Re: TV or his therapist turned my son gay.
It's been a long time since you've put this post here so I have no idea if you will actually even read my response. My thoughts are long over-due for you at this point and anything in your life that was going to happen, has already happened. That being said, the information I write will either help you or another parent that happens to stumble upon it. I will start by telling you a bit about myself.
I am a 26 year old gay man. I have known I was gay since I was 13 years old. At 13, I was physically attracted to other men and had no attraction at all to woman. From the age of 13 to about 24, I had thoughts of suicide and shame. I am not religious at all and nor is my family. My pain and shame came from the general expectations of society. I have seriously attempted suicide 3 times in my life but have never been successful because there has always been a part of me that DOES want to live. At the age of 24, I came out to my friends and was accepted unconditionally. At the age of 25, I came out to my mom and dad; they accepted me unconditionally. Okay, so that's a bit about me. I tell you this information because it's important that you understand that I know EXACTLY how your son feels. I am now going provide you some insight and information that will afford you the opportunity to save your son's life and the relationship you have with him.
There is ONE VERY IMPORTANT fact that you must wrap your head around really quickly. YOUR SON DID NOT CHOOSE TO BE GAY. IT IS NOT A CHOICE. NO ONE WOULD CHOOSE THIS TYPE OF MISERY. Ask yourself this question: When YOU feel physically attracted to the opposite sex, are you making a CHOICE to feel this way? Or is your body attracted to the opposite sex AUTOMATICALLY? I don't know about you, but I don't CHOOSE the way I feel physically. I sleep with men because I am attracted to them. Media did not make me gay. People did not tell me to be gay. It just happened and I don't have the slightest idea why I'm gay. I do have a choice over my ACTIONS but not how I feel. I choose to sleep with men because male companionship makes me happy. To obstain or do otherwise would make me unhappy - VERY UNHAPPY. If you had to give up your husband right now and all men forever, would you be okay with that? I can't make it anymore clearer than this.
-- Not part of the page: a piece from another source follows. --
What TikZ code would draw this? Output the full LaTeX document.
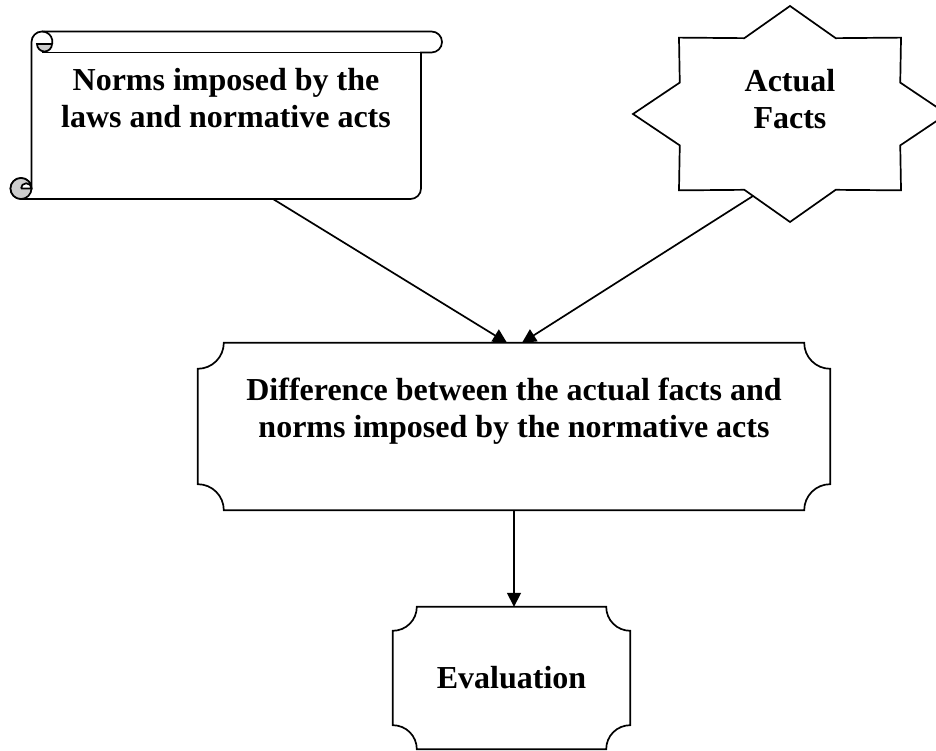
\documentclass[tikz,border=0pt]{standalone}
\usepackage{fontspec}
\setmainfont{Liberation Serif}
\usetikzlibrary{arrows.meta}

\definecolor{curlgray}{RGB}{205,205,205}

\tikzset{
  outline/.style={line width=1.7pt, line join=miter},
  link/.style={line width=1.7pt, -{Triangle[length=14pt,width=14pt]}},
  caption/.style={font=\bfseries\fontsize{32}{37}\selectfont, align=center, inner sep=0pt},
  plaque/.style={inner sep=0pt, minimum width=#1},
}

% plaque outline round a node: name, corner radius
\newcommand{\plaqueedge}[2]{%
  \draw[outline] ([xshift=#2]#1.north west) -- ([xshift=-#2]#1.north east)
    arc[start angle=180,end angle=270,radius=#2] -- ([yshift=#2]#1.south east)
    arc[start angle=90,end angle=180,radius=#2] -- ([xshift=#2]#1.south west)
    arc[start angle=0,end angle=90,radius=#2] -- ([yshift=-#2]#1.north west)
    arc[start angle=270,end angle=360,radius=#2] -- cycle;}

\begin{document}
\begin{tikzpicture}[x=1pt, y=1pt]
\useasboundingbox (0,0) rectangle (936,751);

% Scroll
\draw[outline, fill=white] (31.5,562.5) -- (31.5,709) arc[start angle=180,end angle=90,radius=10.5]
  -- (431.5,719.5) arc[start angle=90,end angle=-90,radius=10.5]
  -- (421,698.5) -- (421,562.5) arc[start angle=0,end angle=-90,radius=10.5]
  -- (21,552) arc[start angle=-90,end angle=-360,radius=10.5];
\draw[outline] (42,698.5) -- (421,698.5);
\filldraw[outline, fill=curlgray] (37,707) arc[start angle=180,end angle=360,radius=7.5] -- cycle;
\draw[outline] (42,719.5) arc[start angle=90,end angle=-10,radius=10.5];
\filldraw[outline, fill=curlgray] (21,562.5) circle[radius=10.5];
\filldraw[outline, fill=white] (21,562.5) -- (31.5,562.5) arc[start angle=0,end angle=180,radius=5.25];
\node[caption] (norms) at (226,653) {Norms imposed by the\\laws and normative acts};
\coordinate (norms foot) at (273,552);

% Star
\begin{scope}[shift={(790,637)}, x=157pt, y=108pt]
\draw[outline] (0:1) \foreach \a in {0,45,...,270} {-- (\a+22.5:0.76) -- (\a+45:1)} -- (337.5:0.76) -- cycle;
\end{scope}
\node[caption] (facts) at (790,652) {Actual\\Facts};
\coordinate (facts foot) at (753,555);

% Plaques
\node[plaque=632pt, minimum height=167pt] (diff) at (514,324.5) {};
\plaqueedge{diff}{26pt}
\node[caption] (diff text) at (514,340) {Difference between the actual facts and\\norms imposed by the normative acts};

\node[plaque=237pt, minimum height=142pt, caption] (eval) at (511.5,73) {Evaluation};
\plaqueedge{eval}{24pt}

% Arrows
\draw[link] (norms foot) -- ([xshift=-7pt]diff.north);
\draw[link] (facts foot) -- ([xshift=8pt]diff.north);
\draw[link] (diff.south) -- (diff.south |- eval.north);

\end{tikzpicture}
\end{document}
Okay, now for some really difficult information: Your son has thought of suicide many times. In fact, it wouldn't surprise me if he has already tried. Being depressed and having grades drop is a VERY SERIOUS sign. That's exactly what happened to me. If you want to have any chance of saving your son's life, you need to call his original therapist back and BEG HIM TO HELP YOUR SON again. Your son is feeling completely rejected right now and you've taken away the ONLY PERSON HE HAS IN HIS LIFE WHO ACTUALLY UNDERSTANDS. Do you really think that finding a therapist with your views is going to ACTUALLY help him? It'll make it worse. This is why I don't like religion and I have a lot of issues with God; your religious beliefs and moral compass are going to be the death of him. You need to get a grip on reality and have some perspective. Is your son killing people? Is he robbing banks? NOPE, he's gay. So here IS the very bottom line: Do you prefer a gay son or a dead son? I only wish you were like my mom. I couldn't believe the love I received from my mom(my dad too). She told me how proud she was of me and that she wanted me to find a beautiful boyfriend and bring him home. I THOUGHT SHE WAS NUTS!!! But no, not nuts. She loves me. TRUE and REAL love. Not the kind of half-hearted and conditional love you offered your son that day. I would have walked off a bridge if my mom gave me your response and attitude.
I hope you read my post numerous times and believe every word. Burn it into your mind until you finally get it.